Friday, April 26, 2013

What You See Is What You See

I also asked my friend Bob Clarida (author of the COPYRIGHT LAW DESKBOOK) what he thought of the decision.  His characteristically interesting response:

"Two stray thoughts I had:

(1) By remanding on the five works with fewer visible changes, has the Second Circuit now closed the door (at least a little) on the argument, seemingly well-settled since Bill Graham, that transformativeness is about context and purpose, not visible changes?  By the ruling's logic, it could be argued that Prince's Marlboro Man pieces, or Sherrie Levine or Barbara Kruger, are not transformative.  So by dwelling on the surface of the works the court may be turning back the clock a little.

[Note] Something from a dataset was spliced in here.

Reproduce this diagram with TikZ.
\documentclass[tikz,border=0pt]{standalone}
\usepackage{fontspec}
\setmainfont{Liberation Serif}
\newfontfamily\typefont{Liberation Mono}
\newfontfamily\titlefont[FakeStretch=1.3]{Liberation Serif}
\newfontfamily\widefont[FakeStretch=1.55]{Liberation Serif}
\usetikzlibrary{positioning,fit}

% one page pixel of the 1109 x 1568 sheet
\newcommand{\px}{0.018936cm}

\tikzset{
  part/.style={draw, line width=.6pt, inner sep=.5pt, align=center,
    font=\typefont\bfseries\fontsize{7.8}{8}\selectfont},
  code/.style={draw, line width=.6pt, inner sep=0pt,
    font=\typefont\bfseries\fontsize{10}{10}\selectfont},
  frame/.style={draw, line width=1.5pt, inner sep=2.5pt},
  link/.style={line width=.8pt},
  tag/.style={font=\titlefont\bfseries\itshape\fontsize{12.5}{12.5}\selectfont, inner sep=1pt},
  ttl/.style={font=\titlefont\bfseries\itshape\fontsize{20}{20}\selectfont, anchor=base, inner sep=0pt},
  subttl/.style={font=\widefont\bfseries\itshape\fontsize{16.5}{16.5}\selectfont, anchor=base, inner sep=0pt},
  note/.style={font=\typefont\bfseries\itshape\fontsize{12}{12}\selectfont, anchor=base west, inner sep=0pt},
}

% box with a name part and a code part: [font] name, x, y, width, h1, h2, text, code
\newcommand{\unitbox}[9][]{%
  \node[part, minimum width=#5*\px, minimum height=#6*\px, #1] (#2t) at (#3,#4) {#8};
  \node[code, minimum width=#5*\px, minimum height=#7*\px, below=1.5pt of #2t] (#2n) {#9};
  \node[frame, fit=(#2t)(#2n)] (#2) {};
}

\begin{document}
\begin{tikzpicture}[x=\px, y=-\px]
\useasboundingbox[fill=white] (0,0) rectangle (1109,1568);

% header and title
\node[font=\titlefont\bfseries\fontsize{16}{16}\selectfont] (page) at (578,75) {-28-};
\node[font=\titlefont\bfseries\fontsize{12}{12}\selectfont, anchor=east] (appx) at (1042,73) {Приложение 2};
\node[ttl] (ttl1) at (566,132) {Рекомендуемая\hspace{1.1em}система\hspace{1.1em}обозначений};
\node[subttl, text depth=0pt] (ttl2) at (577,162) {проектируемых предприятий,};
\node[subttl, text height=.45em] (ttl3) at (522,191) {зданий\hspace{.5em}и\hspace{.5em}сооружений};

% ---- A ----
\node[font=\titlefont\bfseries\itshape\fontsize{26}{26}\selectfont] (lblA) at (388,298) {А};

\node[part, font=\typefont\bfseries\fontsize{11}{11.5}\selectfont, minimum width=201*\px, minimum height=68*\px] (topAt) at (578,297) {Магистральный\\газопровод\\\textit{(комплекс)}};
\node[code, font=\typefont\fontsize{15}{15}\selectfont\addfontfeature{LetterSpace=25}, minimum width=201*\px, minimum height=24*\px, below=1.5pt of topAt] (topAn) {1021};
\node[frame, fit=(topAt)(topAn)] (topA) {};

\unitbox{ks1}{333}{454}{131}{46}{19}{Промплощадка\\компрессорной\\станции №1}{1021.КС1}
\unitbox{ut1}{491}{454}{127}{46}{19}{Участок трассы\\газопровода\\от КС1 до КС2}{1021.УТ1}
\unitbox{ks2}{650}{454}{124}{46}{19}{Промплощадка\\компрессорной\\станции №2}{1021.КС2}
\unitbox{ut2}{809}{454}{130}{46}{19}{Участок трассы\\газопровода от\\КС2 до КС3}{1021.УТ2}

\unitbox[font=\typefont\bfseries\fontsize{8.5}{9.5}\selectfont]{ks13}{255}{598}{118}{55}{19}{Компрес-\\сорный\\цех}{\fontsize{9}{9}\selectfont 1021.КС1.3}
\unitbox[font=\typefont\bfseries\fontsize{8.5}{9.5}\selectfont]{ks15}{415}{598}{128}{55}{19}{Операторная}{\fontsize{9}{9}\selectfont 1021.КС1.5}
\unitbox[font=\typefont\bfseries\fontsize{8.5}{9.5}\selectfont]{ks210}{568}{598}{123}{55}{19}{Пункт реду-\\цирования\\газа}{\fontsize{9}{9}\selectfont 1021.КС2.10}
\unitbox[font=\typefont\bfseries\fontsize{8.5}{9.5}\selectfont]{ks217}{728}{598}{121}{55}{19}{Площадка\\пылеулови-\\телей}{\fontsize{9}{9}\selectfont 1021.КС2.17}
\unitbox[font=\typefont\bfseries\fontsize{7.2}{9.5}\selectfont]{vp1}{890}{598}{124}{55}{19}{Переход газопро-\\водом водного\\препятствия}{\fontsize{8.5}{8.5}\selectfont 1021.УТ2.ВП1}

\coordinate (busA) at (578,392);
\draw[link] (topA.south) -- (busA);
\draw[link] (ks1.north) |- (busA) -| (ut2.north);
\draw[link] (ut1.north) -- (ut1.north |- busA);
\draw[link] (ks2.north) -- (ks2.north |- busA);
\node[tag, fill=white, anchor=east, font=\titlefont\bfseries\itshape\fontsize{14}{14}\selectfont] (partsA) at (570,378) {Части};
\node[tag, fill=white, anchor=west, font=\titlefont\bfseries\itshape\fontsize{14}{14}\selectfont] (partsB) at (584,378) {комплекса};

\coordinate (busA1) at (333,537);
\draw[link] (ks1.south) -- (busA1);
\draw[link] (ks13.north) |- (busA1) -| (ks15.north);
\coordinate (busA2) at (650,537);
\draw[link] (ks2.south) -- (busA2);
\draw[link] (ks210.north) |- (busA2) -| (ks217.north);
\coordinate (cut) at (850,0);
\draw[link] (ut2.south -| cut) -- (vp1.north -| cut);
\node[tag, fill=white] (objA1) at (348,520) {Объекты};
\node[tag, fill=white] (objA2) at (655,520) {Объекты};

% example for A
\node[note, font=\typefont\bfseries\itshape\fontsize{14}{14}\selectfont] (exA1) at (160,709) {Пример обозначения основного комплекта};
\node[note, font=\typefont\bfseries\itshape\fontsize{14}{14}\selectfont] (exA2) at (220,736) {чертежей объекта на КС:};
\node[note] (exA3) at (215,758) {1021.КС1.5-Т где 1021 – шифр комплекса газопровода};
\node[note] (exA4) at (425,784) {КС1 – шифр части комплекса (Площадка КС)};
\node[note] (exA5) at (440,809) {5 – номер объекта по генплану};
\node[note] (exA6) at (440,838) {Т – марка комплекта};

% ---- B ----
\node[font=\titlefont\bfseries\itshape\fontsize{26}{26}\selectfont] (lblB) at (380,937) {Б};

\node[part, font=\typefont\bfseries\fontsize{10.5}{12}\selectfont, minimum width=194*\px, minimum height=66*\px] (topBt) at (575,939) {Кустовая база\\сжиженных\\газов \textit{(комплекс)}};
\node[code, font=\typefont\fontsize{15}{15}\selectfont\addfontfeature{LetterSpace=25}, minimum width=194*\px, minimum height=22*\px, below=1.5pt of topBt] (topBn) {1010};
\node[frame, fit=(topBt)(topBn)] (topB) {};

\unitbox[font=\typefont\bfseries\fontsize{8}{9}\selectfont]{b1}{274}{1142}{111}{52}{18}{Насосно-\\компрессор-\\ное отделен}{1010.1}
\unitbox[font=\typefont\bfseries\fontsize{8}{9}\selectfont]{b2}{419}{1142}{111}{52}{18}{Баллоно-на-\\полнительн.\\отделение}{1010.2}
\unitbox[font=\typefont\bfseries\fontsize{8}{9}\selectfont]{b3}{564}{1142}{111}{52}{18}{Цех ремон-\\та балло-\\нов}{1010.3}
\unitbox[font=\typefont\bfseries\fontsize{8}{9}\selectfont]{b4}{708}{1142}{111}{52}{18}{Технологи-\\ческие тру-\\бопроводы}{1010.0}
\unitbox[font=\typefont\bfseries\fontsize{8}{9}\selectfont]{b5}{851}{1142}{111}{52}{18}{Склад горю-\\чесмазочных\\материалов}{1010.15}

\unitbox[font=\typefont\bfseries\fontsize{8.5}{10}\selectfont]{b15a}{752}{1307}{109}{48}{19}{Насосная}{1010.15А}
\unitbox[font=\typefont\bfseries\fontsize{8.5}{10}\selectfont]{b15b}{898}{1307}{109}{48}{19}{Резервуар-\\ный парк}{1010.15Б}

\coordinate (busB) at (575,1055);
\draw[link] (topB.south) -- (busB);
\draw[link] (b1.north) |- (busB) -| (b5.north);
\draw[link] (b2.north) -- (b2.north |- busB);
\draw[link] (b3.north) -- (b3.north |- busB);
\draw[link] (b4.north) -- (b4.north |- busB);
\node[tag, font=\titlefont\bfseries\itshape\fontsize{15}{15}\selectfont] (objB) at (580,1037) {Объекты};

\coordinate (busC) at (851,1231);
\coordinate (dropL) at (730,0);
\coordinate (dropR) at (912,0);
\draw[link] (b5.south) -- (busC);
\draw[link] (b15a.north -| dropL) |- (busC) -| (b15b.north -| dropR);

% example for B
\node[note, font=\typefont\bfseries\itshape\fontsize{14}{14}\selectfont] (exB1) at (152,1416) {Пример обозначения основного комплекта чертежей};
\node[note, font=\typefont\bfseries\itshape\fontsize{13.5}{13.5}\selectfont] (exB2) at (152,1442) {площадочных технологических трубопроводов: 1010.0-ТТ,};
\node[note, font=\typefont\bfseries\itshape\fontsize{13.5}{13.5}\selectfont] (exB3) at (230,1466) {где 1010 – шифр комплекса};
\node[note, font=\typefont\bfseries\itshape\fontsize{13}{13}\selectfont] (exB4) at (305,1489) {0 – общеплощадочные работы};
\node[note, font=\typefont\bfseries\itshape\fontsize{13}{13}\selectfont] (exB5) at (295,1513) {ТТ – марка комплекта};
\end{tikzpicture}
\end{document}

"(2) The new standard seems much more like it invites a jury question.  If the standard is at least somewhat tied to artist intent, you can have a case where the parties clearly state on the record what their intentions and meanings were, and the court SHOULD be able to see the disparity and say it's fair use.  There's no disputed fact issue.  But if the standard is to compare the 'aesthetic' of two works, looking only at 'results,' the court has nothing to go on but the physical changes.

"So overall, I think the decision sort of de-conceptualizes the art and treats it as merely a bunch of marks on a surface -- very old-timey and reductionist.  If not a jury, you could program a scanner to do it: 88% optically similar is infringement, 38% optically similar is fair use.  The five sent back for remand were in the middle.  Maybe the court's implicit assumption is that visual differences are key here because both works were 'fine art,' so any asserted difference in purpose is not enough to warrant a fair use finding -- certainly the purpose, context and intent of the five remanded pieces are not much different -- if at all -- from the pieces that qualified for fair use; the only difference is the way they look."